The gender norm that requires married women to look after the household magnifies the cost for women. As a result, women choose to leave the labour market.

Can women have it all? Working and mothering in Indonesia’s capital Jakarta

Working in Indonesia’s capital, Jakarta, is hard. Besides long working hours, Jakartan workers have to face the notorious long commuting times and traffic jams, known as some of the worst in the world.

For working mothers, it is even harder.

They wake up before sunrise to prepare breakfast for the family. Then they leave their children to babysitters or grandparents, and squeeze themselves into packed public transport or brave the heavy congestion to go to work.

In the end, research finds, they must let their career go due to the huge cost they have to bear.

One of the research’s respondents, identified as Nila, a 29-year-old mother of two toddlers in Depok, Greater Jakarta, is one example.

“I got tired of leaving home early and coming home late, plus I’d have to do the housework too,” she said. “I cannot see where my wages went because going to work is costly. I cannot see the fruits of my labour, so I’d rather be at home.”

Too costly to work

Women quitting their jobs after having a family is an everyday story in Indonesia.

One main reason is the expense of going from their houses in the suburbs to offices in the city centre.

The commuting cost is high, particularly for young middle-class families, as they usually choose to live on the outskirts of Jakarta to obtain a decent house at an affordable price.

Based on the latest data from the World Bank, transportation costs in Jakarta account for almost 40% of the average salary. It is higher than Singapore and China, where transportation costs only account for 3% and 7%, respectively.

The gender norm that requires married women to look after the households magnifies the cost for women and, as a result, women choose to leave the labour market.

Women have a more complex commuting pattern due to their dual roles. In a day, women could make several trips, from dropping and picking up children from school or childcare centres to shopping and going to work.

This means women spend more when travelling by public transport.

In a recent qualitative study of married women with young children in Greater Jakarta, long commuting time was found to add to the opportunity cost for women to have a career. The opportunity cost means the value of time that women must give up at home to join the workforce.

The lack of policies supporting mothers drives such high opportunity cost. Current policies provide only short maternity leave and there is a lack of trusted childcare services and flexible working arrangements.

House location

A study found that new families buy their first house when they want to have children.

In Indonesia, many still believe one needs a house to raise a family. Buying a house is associated with having autonomy as compared to renting.

However, young couples are usually still in the early stages of their careers. They are less likely to afford housing close to their workplaces as property prices in the city centre are high.

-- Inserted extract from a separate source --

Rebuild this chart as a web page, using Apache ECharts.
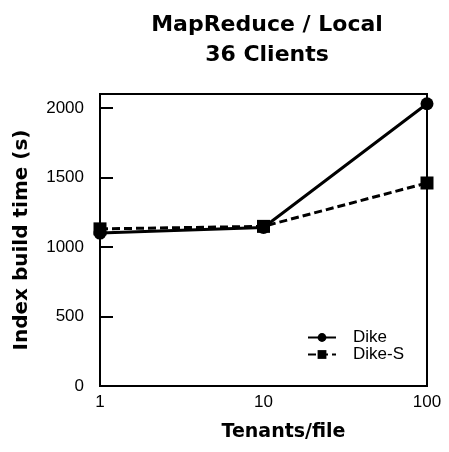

A research shows young white-collar workers in Jakarta prefer buying houses in fringe areas like Bogor, Depok, Tangerang and Bekasi because the prices suit their income ranges.

However, lower house prices are offset by higher commuting costs due to the long distance to and from the city centre where the workplace is located.

Nila’s story suggests commuting costs hits women harder than men. Not only do high travel costs hurt women’s income, the long travel times also reduce their time to care for their children and do housework.

Either family or job

Despite the narrowing gender gap in higher education, women are still bound by traditional gender norms. Society expects women to be mothers and wives rather than having a career.

The labour force participation rate of females aged 15 years and older in Indonesia has stagnated around 50% for the last decade. The figure for Jakarta is even lower – 48.47% in 2018.

Female labour force participation rate (%) in Indonesia and Jakarta, 2018. Source: National Labour Force Survey (BPS-Statistics Indonesia, 2018).

However, the data indicated that Jakartan women’s chances to participate in the labour market become smaller once they have children.

Unlike other Indonesian women, Jakartan women seem to be out of the labour market for the rest of their life.

The highly competitive formal sector dominates Jakarta’s economy. So, women with years of non-employment episodes will find it harder to return to the labour market as they have less working experience.


A study in 2017 indicated that reducing transport costs might not be the main solution to increase women’s participation in the labour market in Jakarta, but it could help.

Developing an integrated transportation system in Greater Jakarta with more public transportation options will not only reduce the congestion but will also cut commuting time.

President Joko “Jokowi” Widodo has issued a plan involving different ministries and both local and central government to develop an integrated urban transport network in Greater Jakarta by 2029.

The implementation of the plan will help working parents better manage their time for childcare and domestic work as it reduces their commuting time.

Responding to the 2017 study, current efforts to stop women from quitting their jobs focus more on reducing the burden of child-rearing. These steps include opening childcare services and providing flexible working hours as well as paternity leave.

However, as long as the problems of long hours and costs of commuting still exist, those policies will not work.